[Figure scripts]
* start *

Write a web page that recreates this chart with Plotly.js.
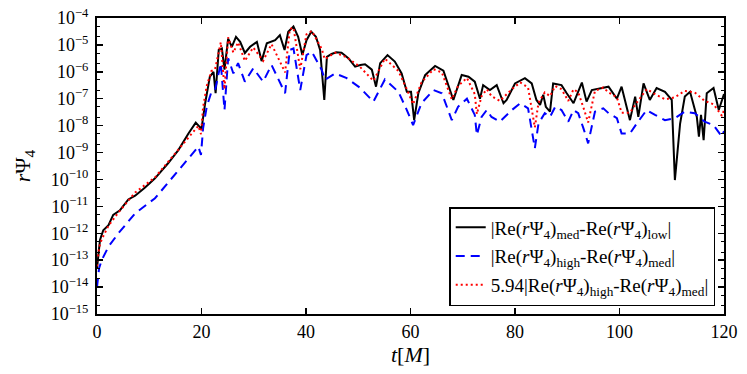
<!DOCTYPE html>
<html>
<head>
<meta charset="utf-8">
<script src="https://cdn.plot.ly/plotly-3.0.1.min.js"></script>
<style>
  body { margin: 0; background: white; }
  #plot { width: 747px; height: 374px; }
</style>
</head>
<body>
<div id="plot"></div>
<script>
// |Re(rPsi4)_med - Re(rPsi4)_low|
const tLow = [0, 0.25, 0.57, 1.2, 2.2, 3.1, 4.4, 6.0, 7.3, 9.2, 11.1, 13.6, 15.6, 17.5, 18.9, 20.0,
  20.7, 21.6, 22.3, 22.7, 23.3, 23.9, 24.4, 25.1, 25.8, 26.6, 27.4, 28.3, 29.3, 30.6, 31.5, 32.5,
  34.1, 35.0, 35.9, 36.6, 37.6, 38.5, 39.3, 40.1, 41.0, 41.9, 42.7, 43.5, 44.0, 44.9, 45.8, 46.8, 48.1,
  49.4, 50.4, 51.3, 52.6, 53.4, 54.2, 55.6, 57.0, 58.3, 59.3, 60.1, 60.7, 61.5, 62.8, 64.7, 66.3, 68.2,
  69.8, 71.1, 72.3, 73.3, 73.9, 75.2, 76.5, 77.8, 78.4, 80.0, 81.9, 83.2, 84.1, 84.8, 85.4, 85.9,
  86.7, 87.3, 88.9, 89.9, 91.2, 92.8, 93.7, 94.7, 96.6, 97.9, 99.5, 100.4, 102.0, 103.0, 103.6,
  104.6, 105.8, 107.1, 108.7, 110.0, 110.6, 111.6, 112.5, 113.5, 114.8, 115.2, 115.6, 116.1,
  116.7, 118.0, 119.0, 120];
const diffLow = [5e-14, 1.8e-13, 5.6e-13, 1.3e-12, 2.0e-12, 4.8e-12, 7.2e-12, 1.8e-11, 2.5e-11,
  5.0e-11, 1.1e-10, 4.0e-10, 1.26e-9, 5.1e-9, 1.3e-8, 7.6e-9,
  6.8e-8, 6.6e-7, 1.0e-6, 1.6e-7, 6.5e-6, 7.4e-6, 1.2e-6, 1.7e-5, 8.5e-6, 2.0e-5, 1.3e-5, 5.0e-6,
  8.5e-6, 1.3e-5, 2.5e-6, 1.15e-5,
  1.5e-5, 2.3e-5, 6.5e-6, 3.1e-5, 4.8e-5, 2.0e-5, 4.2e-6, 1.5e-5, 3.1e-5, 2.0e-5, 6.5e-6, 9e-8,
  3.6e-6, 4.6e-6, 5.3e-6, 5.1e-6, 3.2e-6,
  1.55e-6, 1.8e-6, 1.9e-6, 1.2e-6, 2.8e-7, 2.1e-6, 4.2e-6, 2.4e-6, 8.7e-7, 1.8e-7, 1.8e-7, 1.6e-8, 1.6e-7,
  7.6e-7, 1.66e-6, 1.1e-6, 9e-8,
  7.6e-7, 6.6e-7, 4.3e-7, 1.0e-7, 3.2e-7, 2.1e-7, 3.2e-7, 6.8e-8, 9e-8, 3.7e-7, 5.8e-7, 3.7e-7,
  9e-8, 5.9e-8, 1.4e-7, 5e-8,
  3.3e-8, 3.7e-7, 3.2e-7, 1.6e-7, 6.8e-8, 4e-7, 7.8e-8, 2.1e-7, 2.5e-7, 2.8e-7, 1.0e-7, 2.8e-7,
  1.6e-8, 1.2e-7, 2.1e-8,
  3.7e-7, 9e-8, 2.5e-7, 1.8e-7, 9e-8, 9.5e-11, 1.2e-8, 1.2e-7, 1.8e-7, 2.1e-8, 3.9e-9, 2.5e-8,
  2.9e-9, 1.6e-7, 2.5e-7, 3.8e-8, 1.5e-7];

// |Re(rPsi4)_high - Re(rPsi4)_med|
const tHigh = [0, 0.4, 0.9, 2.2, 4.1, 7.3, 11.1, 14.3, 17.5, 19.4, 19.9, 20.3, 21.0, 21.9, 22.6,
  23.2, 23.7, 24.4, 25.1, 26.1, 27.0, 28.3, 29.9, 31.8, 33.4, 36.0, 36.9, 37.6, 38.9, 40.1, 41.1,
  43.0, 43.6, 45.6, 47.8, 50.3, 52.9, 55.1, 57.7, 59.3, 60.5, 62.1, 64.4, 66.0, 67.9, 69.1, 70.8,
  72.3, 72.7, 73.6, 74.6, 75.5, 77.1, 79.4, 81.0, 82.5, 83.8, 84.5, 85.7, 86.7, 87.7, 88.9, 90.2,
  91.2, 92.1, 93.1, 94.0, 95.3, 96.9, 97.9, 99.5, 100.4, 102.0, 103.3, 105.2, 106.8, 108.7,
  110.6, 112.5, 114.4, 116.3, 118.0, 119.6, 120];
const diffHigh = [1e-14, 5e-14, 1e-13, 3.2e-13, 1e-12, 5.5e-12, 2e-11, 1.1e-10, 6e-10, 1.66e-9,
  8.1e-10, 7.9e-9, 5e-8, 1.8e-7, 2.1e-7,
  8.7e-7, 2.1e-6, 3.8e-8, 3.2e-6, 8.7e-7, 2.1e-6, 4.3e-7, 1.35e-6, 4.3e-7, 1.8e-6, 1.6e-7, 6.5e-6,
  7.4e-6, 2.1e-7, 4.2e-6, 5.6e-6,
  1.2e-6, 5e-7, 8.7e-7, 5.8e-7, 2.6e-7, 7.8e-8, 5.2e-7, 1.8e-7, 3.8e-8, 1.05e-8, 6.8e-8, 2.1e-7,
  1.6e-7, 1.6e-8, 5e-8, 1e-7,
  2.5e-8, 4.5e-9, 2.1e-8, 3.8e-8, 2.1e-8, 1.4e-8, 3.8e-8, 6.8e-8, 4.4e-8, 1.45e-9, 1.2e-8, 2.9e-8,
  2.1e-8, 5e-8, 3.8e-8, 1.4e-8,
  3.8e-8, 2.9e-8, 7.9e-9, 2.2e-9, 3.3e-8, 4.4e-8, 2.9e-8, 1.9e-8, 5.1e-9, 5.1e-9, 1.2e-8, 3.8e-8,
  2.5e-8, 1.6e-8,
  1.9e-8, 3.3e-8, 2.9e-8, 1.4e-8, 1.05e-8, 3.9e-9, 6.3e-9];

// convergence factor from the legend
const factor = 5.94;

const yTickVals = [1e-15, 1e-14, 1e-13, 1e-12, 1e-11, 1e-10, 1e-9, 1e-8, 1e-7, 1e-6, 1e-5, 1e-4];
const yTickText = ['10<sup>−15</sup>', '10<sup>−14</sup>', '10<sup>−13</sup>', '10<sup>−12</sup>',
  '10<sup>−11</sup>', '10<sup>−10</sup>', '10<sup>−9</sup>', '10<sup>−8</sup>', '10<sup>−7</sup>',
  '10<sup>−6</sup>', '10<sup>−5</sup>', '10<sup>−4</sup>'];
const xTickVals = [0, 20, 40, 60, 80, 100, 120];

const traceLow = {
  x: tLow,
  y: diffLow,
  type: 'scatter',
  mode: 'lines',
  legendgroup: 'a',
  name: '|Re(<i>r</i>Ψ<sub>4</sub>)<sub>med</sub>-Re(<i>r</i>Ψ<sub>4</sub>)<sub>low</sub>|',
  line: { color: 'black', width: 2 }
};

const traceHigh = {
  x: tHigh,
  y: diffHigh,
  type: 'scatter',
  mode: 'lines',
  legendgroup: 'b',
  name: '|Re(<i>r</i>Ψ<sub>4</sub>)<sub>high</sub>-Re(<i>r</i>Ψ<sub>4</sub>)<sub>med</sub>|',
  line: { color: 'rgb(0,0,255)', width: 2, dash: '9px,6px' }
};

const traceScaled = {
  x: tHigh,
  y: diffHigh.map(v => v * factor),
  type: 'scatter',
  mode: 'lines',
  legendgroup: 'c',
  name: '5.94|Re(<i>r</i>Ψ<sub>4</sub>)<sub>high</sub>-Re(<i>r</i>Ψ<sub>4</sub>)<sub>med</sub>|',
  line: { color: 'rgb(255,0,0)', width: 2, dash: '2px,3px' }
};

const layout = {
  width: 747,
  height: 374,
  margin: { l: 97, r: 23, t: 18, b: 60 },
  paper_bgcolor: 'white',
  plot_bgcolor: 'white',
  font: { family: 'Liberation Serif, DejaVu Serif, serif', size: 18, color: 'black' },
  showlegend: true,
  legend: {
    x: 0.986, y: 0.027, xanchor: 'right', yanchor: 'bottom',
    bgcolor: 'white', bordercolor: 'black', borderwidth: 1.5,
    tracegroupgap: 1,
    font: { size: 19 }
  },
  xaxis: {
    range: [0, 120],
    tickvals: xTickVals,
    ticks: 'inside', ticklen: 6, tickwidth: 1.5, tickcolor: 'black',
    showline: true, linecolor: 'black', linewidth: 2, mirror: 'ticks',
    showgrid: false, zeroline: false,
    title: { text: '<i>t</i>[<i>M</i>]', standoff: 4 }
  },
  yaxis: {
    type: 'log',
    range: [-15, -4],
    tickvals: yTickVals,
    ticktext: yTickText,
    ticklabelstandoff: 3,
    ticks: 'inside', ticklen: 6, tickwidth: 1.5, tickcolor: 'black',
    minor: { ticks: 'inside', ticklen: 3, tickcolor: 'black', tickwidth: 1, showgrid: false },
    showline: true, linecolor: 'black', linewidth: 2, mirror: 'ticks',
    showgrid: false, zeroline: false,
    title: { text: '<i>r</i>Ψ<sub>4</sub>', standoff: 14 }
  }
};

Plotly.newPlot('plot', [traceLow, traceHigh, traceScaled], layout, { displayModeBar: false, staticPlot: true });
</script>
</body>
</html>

* end *
* start *

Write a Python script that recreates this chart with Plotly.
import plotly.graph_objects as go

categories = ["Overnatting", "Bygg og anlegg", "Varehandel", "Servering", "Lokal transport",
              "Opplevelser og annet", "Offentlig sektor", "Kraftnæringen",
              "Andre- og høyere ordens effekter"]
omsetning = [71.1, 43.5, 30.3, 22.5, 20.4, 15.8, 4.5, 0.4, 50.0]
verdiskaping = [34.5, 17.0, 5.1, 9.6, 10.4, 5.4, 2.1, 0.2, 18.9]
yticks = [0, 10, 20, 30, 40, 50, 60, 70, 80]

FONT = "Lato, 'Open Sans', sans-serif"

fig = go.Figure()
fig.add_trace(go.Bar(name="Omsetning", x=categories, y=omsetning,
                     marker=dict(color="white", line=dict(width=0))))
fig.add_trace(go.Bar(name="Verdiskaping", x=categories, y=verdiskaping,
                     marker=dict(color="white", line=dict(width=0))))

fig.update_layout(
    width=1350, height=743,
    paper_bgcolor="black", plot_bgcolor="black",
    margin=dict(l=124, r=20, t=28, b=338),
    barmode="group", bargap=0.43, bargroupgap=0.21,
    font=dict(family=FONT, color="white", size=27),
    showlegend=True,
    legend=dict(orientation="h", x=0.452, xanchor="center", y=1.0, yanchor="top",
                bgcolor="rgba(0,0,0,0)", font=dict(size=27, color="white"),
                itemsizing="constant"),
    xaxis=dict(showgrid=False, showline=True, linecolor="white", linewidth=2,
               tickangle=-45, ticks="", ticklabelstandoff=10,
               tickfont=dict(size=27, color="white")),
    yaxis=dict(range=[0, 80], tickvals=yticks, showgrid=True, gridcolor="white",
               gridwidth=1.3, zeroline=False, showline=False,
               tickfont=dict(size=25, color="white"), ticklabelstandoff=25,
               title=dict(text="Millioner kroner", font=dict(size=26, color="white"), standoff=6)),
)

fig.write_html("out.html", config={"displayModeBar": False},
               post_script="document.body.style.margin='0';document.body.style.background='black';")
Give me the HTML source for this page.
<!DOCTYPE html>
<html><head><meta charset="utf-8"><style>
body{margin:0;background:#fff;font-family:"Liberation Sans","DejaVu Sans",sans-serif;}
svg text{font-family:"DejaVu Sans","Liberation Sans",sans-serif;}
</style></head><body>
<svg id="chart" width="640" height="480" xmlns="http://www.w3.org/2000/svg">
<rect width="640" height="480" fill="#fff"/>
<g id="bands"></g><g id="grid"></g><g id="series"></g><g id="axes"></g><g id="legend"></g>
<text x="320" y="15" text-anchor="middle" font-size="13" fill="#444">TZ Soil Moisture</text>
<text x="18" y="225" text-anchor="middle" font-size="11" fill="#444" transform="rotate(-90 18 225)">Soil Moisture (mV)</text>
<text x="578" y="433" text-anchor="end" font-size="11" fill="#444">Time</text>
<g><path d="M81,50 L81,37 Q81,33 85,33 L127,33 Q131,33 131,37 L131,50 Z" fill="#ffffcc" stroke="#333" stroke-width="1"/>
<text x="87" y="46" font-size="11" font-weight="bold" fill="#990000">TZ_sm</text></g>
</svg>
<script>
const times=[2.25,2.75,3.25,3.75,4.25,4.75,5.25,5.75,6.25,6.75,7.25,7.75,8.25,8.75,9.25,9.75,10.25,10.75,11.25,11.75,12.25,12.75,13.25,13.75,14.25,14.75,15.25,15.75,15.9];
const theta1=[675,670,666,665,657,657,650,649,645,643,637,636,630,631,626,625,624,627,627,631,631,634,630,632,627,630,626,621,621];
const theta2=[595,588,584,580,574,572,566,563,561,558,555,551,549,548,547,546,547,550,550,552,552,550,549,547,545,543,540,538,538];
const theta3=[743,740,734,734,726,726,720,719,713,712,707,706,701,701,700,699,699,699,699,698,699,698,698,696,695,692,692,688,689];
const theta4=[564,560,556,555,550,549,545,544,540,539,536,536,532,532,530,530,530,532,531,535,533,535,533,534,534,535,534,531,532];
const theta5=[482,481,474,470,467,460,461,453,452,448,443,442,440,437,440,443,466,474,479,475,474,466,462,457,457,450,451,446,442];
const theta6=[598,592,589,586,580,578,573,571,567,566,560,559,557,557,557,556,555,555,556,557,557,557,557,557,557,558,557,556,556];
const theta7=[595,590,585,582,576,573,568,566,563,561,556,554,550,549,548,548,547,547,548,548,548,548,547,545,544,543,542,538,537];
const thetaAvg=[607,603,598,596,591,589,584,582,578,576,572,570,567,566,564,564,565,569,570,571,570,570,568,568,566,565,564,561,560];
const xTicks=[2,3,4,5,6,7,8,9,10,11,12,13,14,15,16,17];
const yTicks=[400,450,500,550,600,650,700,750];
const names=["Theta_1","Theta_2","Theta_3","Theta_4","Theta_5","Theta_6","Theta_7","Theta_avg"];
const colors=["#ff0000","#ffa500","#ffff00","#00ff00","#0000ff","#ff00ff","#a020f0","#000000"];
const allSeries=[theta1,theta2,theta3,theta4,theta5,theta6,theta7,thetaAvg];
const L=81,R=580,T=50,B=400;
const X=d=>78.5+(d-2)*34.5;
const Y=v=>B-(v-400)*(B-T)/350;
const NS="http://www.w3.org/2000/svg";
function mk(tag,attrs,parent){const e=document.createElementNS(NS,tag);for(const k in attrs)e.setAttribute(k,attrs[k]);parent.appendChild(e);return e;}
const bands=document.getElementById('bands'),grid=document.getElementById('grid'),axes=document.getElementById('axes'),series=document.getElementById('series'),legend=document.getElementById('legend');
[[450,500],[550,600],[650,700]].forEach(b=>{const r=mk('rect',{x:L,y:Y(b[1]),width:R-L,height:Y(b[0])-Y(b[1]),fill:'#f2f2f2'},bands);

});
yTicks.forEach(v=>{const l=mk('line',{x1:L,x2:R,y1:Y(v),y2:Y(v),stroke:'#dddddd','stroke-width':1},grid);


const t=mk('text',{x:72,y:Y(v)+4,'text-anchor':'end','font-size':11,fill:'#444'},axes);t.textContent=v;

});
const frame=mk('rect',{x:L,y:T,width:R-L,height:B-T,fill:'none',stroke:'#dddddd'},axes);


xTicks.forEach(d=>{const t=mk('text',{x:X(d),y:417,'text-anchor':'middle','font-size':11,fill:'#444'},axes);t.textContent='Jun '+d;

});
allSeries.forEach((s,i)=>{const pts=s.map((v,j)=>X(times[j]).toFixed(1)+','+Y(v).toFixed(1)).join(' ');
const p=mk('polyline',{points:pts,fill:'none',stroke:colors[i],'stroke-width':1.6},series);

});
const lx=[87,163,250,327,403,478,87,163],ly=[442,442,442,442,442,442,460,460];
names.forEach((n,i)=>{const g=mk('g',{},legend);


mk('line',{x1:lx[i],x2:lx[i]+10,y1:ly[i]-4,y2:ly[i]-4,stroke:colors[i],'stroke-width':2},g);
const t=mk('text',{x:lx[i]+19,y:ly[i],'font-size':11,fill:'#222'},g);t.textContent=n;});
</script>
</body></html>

* end *
* start *

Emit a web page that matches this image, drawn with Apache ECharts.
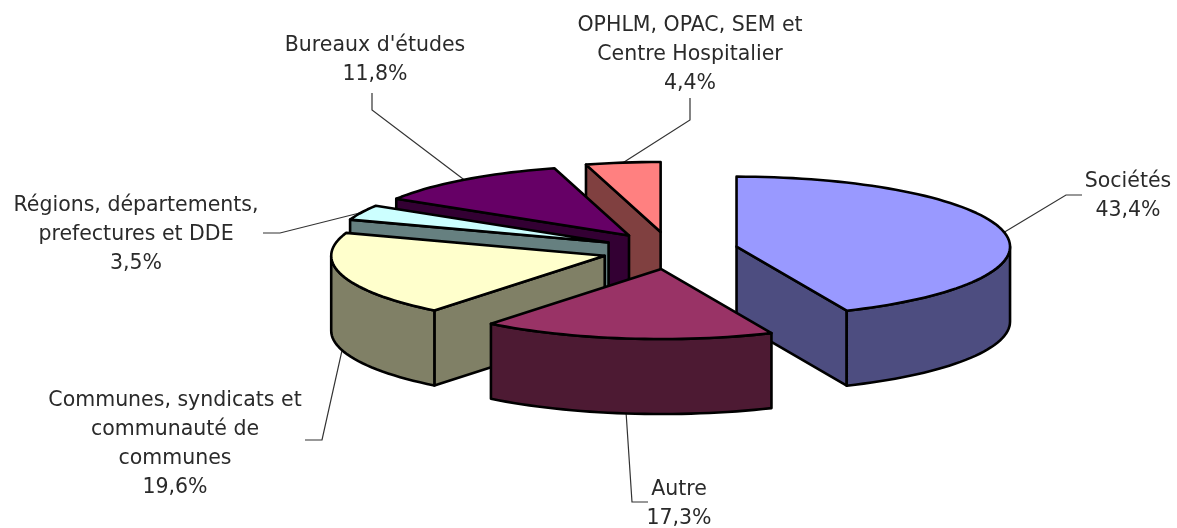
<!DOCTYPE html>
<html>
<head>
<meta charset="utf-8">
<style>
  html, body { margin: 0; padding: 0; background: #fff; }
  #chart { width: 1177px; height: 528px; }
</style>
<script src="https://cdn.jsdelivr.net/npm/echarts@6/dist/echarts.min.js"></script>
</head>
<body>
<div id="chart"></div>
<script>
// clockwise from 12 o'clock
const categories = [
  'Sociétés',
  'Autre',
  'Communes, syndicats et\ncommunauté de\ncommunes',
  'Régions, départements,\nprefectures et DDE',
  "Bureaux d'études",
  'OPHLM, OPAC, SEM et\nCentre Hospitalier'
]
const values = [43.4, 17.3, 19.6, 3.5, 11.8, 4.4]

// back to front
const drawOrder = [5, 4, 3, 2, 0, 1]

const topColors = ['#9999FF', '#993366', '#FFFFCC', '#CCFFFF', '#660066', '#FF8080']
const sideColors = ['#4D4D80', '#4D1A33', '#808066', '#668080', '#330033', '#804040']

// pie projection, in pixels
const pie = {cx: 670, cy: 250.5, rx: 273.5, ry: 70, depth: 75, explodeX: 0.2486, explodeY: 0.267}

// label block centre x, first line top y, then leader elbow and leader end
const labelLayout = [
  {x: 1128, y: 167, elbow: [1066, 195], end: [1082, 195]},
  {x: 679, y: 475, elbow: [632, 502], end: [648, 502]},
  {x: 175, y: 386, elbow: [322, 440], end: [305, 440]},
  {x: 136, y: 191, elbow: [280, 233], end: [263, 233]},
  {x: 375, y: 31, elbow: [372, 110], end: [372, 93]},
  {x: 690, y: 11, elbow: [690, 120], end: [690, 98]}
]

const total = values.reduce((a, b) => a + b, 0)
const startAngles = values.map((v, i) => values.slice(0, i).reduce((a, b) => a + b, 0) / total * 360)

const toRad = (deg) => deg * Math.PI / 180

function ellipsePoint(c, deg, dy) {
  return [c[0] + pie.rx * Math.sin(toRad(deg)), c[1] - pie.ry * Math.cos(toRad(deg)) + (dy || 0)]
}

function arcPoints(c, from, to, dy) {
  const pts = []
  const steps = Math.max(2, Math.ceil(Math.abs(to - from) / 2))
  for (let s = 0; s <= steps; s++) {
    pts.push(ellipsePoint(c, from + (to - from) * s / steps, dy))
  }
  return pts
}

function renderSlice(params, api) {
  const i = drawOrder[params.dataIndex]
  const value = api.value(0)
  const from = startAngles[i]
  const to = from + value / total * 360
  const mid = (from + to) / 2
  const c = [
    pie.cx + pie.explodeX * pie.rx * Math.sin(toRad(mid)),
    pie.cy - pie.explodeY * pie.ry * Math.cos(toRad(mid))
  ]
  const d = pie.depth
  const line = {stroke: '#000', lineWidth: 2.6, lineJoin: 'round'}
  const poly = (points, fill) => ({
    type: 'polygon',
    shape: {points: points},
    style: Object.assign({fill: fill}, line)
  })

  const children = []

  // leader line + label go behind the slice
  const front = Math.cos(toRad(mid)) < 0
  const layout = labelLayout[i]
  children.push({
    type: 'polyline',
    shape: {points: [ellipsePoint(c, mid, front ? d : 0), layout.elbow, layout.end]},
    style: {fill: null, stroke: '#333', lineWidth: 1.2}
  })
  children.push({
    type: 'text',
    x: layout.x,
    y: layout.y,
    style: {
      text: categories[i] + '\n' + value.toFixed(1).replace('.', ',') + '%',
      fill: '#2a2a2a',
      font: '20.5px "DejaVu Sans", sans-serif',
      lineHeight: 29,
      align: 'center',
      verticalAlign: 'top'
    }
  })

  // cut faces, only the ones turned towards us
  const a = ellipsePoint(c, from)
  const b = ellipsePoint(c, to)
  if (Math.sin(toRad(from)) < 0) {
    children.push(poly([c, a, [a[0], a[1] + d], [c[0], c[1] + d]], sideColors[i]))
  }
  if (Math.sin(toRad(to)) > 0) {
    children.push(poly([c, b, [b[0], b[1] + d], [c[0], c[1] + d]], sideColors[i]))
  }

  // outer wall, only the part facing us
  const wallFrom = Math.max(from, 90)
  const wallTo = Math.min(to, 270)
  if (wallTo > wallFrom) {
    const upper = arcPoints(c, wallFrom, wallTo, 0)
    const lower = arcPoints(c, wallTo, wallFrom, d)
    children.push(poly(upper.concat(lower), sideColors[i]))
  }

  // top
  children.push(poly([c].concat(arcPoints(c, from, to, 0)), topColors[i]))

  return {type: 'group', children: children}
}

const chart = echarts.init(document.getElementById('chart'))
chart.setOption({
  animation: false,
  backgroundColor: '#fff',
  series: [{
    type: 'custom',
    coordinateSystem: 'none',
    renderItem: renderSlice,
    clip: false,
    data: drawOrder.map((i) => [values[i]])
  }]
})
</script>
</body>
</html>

* end *

Up in the listing, locate the line with "Emit a web page"; print it and every line after it down to the line with "const toRad = (deg) => deg * Math.PI / 180", which is included too. Skip the pictures.

Result below:
Emit a web page that matches this image, drawn with Apache ECharts.
<!DOCTYPE html>
<html>
<head>
<meta charset="utf-8">
<style>
  html, body { margin: 0; padding: 0; background: #fff; }
  #chart { width: 1177px; height: 528px; }
</style>
<script src="https://cdn.jsdelivr.net/npm/echarts@6/dist/echarts.min.js"></script>
</head>
<body>
<div id="chart"></div>
<script>
// clockwise from 12 o'clock
const categories = [
  'Sociétés',
  'Autre',
  'Communes, syndicats et\ncommunauté de\ncommunes',
  'Régions, départements,\nprefectures et DDE',
  "Bureaux d'études",
  'OPHLM, OPAC, SEM et\nCentre Hospitalier'
]
const values = [43.4, 17.3, 19.6, 3.5, 11.8, 4.4]

// back to front
const drawOrder = [5, 4, 3, 2, 0, 1]

const topColors = ['#9999FF', '#993366', '#FFFFCC', '#CCFFFF', '#660066', '#FF8080']
const sideColors = ['#4D4D80', '#4D1A33', '#808066', '#668080', '#330033', '#804040']

// pie projection, in pixels
const pie = {cx: 670, cy: 250.5, rx: 273.5, ry: 70, depth: 75, explodeX: 0.2486, explodeY: 0.267}

// label block centre x, first line top y, then leader elbow and leader end
const labelLayout = [
  {x: 1128, y: 167, elbow: [1066, 195], end: [1082, 195]},
  {x: 679, y: 475, elbow: [632, 502], end: [648, 502]},
  {x: 175, y: 386, elbow: [322, 440], end: [305, 440]},
  {x: 136, y: 191, elbow: [280, 233], end: [263, 233]},
  {x: 375, y: 31, elbow: [372, 110], end: [372, 93]},
  {x: 690, y: 11, elbow: [690, 120], end: [690, 98]}
]

const total = values.reduce((a, b) => a + b, 0)
const startAngles = values.map((v, i) => values.slice(0, i).reduce((a, b) => a + b, 0) / total * 360)

const toRad = (deg) => deg * Math.PI / 180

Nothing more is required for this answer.